I remember home teaching somebody many years ago when I was a kid, and we were trying to get him to commit.
He wasn't active, but he had been. We were trying to get him to commit to read the scriptures. And
he said, oh, I read them. I think, well, you don't just read them and be done with it. Yeah. I mean,
a simple story, you read it and you find out the butler did it. Okay. That's all that was
of any interest. And there's no reason to ever read it again because you know. But a really great
book, even a great novel, you read it again and you think, wow, okay, I understand that character a little differently than I did before.
And I think the scriptures are so rich and they're so profound.
And that's one of the reasons that I have a testimony of them is that you can go back to them time and time again at different points in your life or different situations in your life.
And they'll mean something very different to you. I have an old set of scriptures that I had when I
was a teenager, and I see the passages that I marked in those scriptures then, and they're
good passages. But I see that I passed over passages that now mean everything to me.

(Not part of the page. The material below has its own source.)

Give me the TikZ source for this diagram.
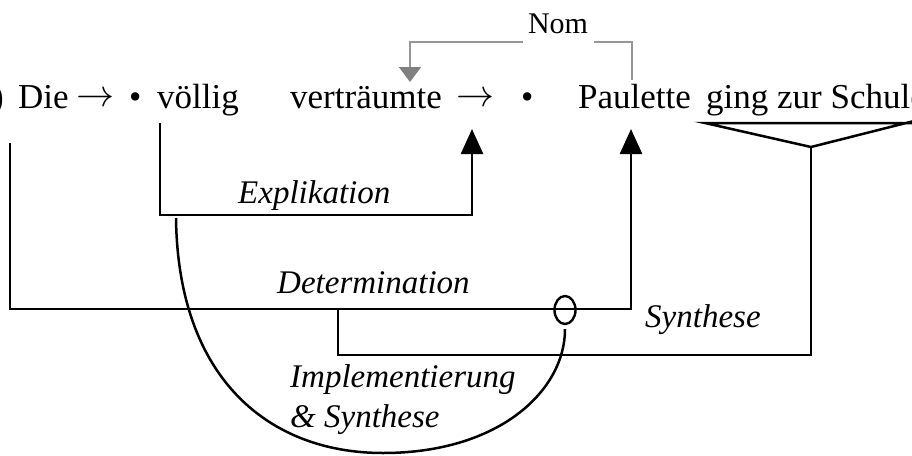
\documentclass[tikz,border=0pt]{standalone}
\usepackage{graphicx}
\usepackage{fontspec}
\setmainfont{Liberation Serif}
\newfontfamily\labfont{Liberation Serif Italic}
\usepackage{tikz}
\usetikzlibrary{arrows.meta,shapes.geometric}
\definecolor{NomLine}{RGB}{150,150,150}
\definecolor{NomTip}{RGB}{128,128,128}
\newcommand{\wordarrow}{\raisebox{1.5pt}{\scalebox{3.8}{\fontsize{10}{12}\selectfont$\rightarrow$}}}

\begin{document}
\begin{tikzpicture}[
  x=1pt, y=-1pt,
  line cap=butt,
  line join=miter,
  word/.style={font=\fontsize{35}{40}\selectfont, inner sep=0pt, anchor=base west},
  lab/.style={font=\labfont\fontsize{33}{40}\selectfont, inner sep=0pt, anchor=base west},
  tie/.style={line width=2.5pt, black},
  tiptie/.style={tie, -{Triangle[length=25pt,width=22pt]}},
  nomtie/.style={line width=2pt, NomLine, -{Triangle[length=15pt,width=22pt,color=NomTip]}},
  ring/.style={draw, ellipse, line width=2.4pt, minimum width=21pt, minimum height=28pt, inner sep=0pt}
]
  \useasboundingbox (0,0) rectangle (912,455);
  \clip (0,0) rectangle (912,455);

  % Sentence
  \node[word, anchor=base east] (w0)    at (4,108)   {0)};
  \node[word] (die)         at (18,108)  {Die};
  \node[word] (ar1)         at (76,108)  {\wordarrow};
  \node[word] (dot1)        at (129,108) {•};
  \node[word] (voellig)     at (157,108) {völlig};
  \node[word] (vertraeumte) at (290,108) {verträumte};
  \node[word] (ar2)         at (456,108) {\wordarrow};
  \node[word] (dot2)        at (521,108) {•};
  \node[word] (paulette)    at (578,108) {Paulette};
  \node[word] (schule)      at (706,108) {ging zur Schule};

  % Connector ends
  \coordinate (expS) at (160,123);
  \coordinate (expT) at (472,129);
  \coordinate (detS) at (10,143);
  \coordinate (detT) at (631,129);
  \coordinate (ulL)  at (705,123);
  \coordinate (ulR)  at (916,123);
  \coordinate (brA)  at (811,147);
  \coordinate (brR)  at (914,121);
  \coordinate (jn)   at (338,309);
  \coordinate (curS) at (176,218);
  \coordinate (curB) at (383,453);
  \coordinate (nomS) at (632,80);
  \coordinate (nomT) at (410,82);

  % Explikation and Determination
  \draw[tiptie] (expS) -- ++(0,92) -| (expT);
  \draw[tiptie] (detS) -- ++(0,166) -| (detT);

  % Predicate bracket and Synthese
  \draw[tie] (ulR) -- (ulL) -- (brA) -- (brR);
  \draw[tie] (brA) -- ++(0,208) -| (jn);

  % Implementierung & Synthese
  \node[ring] (ring) at (565,310) {};
  \draw[tie, shorten >=4pt] (curS) .. controls (178,380) and (270,453) .. (curB)
    .. controls (500,453) and (565,390) .. (ring.south);

  % Nom
  \draw[nomtie] (nomS) -- ++(0,-38) -| (nomT);
  \node[font=\fontsize{30}{36}\selectfont, fill=white, inner xsep=5.5pt, inner ysep=12pt, anchor=base] (nom) at (558,33) {Nom};

  % Labels
  \node[lab] (lexp)  at (238,203) {Explikation};
  \node[lab] (ldet)  at (277,293) {Determination};
  \node[lab] (lsyn)  at (645,327) {Synthese};
  \node[lab] (limp)  at (290,387) {Implementierung};
  \node[lab] (limp2) at (290,427) {\& Synthese};
\end{tikzpicture}
\end{document}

They just sailed right over my head when I was 17 or 18 or something like
that. And now they're just anchors to me. And maybe my 90-year-old self will read them and say,
wow, how come I didn't notice that? I once heard Elder Packers say he'd been reading the Book of
Mormon, but an issue had been on his mind this time. He came through and he found a passage.
I could testify almost that that verse was not in the Book of Mormon last time I read it.
But this time, it hit me.
And so, that's part of my testimony.
It's a small part of my testimony, but it's there nonetheless.
The scriptures are true, and the time spent in studying them, and not just reading them, but pondering them, and seeking to liken them unto ourselves, is time well spent.
There's a treasure trove of wisdom, as well as divine guidance and doctrine and everything else in them.
So I bear that testimony in the name of Jesus Christ.
Amen.
Amen.
Amen.
That was awesome.
What a great day, John, we've had with...
Yeah, I could talk to Brother Peterson all day long. I have so much. I don't know if you feel
the same, but I could talk. You're so much fun to talk to and joke with and enjoy this stuff.
Please come back again.
Thanks for having me. I've really enjoyed it.
Dan Peterson is a friend of the Follow Him podcast. We'll see you again soon. We want to thank all of you for joining us.